For the copy, please give all of the data again exactly and leave the pictures out.

/---

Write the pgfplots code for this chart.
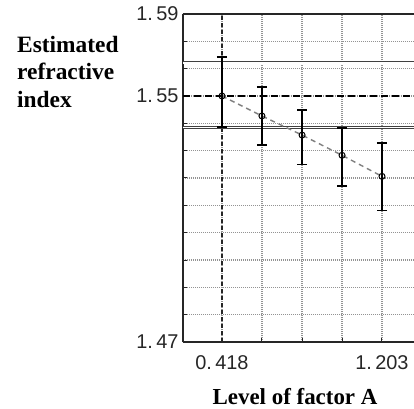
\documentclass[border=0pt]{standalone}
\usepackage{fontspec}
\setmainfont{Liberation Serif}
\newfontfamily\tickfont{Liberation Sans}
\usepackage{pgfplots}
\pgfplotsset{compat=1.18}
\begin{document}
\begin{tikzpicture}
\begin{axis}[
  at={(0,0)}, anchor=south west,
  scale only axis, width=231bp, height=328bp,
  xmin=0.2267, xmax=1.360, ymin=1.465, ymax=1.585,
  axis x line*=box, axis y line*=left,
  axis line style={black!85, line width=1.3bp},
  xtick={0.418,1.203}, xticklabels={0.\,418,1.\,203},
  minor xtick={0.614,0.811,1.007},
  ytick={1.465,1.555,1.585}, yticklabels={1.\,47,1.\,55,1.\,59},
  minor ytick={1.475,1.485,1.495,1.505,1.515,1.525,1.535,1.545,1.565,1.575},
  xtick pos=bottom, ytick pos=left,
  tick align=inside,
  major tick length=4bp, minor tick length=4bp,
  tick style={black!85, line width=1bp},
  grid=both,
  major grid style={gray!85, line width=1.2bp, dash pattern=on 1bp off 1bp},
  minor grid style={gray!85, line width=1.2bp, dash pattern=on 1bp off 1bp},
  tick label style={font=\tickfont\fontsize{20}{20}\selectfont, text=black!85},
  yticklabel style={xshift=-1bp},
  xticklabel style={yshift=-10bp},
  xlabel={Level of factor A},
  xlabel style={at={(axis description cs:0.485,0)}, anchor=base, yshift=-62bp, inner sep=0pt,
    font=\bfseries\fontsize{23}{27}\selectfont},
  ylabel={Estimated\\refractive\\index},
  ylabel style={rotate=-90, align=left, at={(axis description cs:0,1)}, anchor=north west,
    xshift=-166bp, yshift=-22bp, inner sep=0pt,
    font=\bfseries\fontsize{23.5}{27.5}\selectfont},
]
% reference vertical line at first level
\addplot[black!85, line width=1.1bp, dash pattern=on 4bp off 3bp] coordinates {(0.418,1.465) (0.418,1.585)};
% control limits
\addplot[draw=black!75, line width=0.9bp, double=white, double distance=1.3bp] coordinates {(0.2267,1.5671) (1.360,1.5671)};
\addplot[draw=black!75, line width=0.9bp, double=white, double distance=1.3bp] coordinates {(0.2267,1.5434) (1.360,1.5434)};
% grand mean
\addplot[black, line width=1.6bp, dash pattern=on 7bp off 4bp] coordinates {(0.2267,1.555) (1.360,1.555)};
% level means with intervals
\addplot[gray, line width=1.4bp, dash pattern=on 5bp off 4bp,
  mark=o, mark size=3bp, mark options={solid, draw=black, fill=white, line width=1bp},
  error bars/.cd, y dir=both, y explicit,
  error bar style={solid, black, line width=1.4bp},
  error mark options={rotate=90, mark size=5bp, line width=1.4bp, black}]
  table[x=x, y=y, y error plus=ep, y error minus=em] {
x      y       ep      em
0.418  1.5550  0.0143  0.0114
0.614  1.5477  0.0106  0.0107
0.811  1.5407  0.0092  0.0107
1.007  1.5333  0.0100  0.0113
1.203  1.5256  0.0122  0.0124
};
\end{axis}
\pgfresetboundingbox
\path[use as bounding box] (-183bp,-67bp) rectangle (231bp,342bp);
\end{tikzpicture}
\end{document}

\---

→ Answer to the exercise:
Write the pgfplots code for this chart.
\documentclass[border=0pt]{standalone}
\usepackage{fontspec}
\setmainfont{Liberation Serif}
\newfontfamily\tickfont{Liberation Sans}
\usepackage{pgfplots}
\pgfplotsset{compat=1.18}
\begin{document}
\begin{tikzpicture}
\begin{axis}[
  at={(0,0)}, anchor=south west,
  scale only axis, width=231bp, height=328bp,
  xmin=0.2267, xmax=1.360, ymin=1.465, ymax=1.585,
  axis x line*=box, axis y line*=left,
  axis line style={black!85, line width=1.3bp},
  xtick={0.418,1.203}, xticklabels={0.\,418,1.\,203},
  minor xtick={0.614,0.811,1.007},
  ytick={1.465,1.555,1.585}, yticklabels={1.\,47,1.\,55,1.\,59},
  minor ytick={1.475,1.485,1.495,1.505,1.515,1.525,1.535,1.545,1.565,1.575},
  xtick pos=bottom, ytick pos=left,
  tick align=inside,
  major tick length=4bp, minor tick length=4bp,
  tick style={black!85, line width=1bp},
  grid=both,
  major grid style={gray!85, line width=1.2bp, dash pattern=on 1bp off 1bp},
  minor grid style={gray!85, line width=1.2bp, dash pattern=on 1bp off 1bp},
  tick label style={font=\tickfont\fontsize{20}{20}\selectfont, text=black!85},
  yticklabel style={xshift=-1bp},
  xticklabel style={yshift=-10bp},
  xlabel={Level of factor A},
  xlabel style={at={(axis description cs:0.485,0)}, anchor=base, yshift=-62bp, inner sep=0pt,
    font=\bfseries\fontsize{23}{27}\selectfont},
  ylabel={Estimated\\refractive\\index},
  ylabel style={rotate=-90, align=left, at={(axis description cs:0,1)}, anchor=north west,
    xshift=-166bp, yshift=-22bp, inner sep=0pt,
    font=\bfseries\fontsize{23.5}{27.5}\selectfont},
]
% reference vertical line at first level
\addplot[black!85, line width=1.1bp, dash pattern=on 4bp off 3bp] coordinates {(0.418,1.465) (0.418,1.585)};
% control limits
\addplot[draw=black!75, line width=0.9bp, double=white, double distance=1.3bp] coordinates {(0.2267,1.5671) (1.360,1.5671)};
\addplot[draw=black!75, line width=0.9bp, double=white, double distance=1.3bp] coordinates {(0.2267,1.5434) (1.360,1.5434)};
% grand mean
\addplot[black, line width=1.6bp, dash pattern=on 7bp off 4bp] coordinates {(0.2267,1.555) (1.360,1.555)};
% level means with intervals
\addplot[gray, line width=1.4bp, dash pattern=on 5bp off 4bp,
  mark=o, mark size=3bp, mark options={solid, draw=black, fill=white, line width=1bp},
  error bars/.cd, y dir=both, y explicit,
  error bar style={solid, black, line width=1.4bp},
  error mark options={rotate=90, mark size=5bp, line width=1.4bp, black}]
  table[x=x, y=y, y error plus=ep, y error minus=em] {
x      y       ep      em
0.418  1.5550  0.0143  0.0114
0.614  1.5477  0.0106  0.0107
0.811  1.5407  0.0092  0.0107
1.007  1.5333  0.0100  0.0113
1.203  1.5256  0.0122  0.0124
};
\end{axis}
\pgfresetboundingbox
\path[use as bounding box] (-183bp,-67bp) rectangle (231bp,342bp);
\end{tikzpicture}
\end{document}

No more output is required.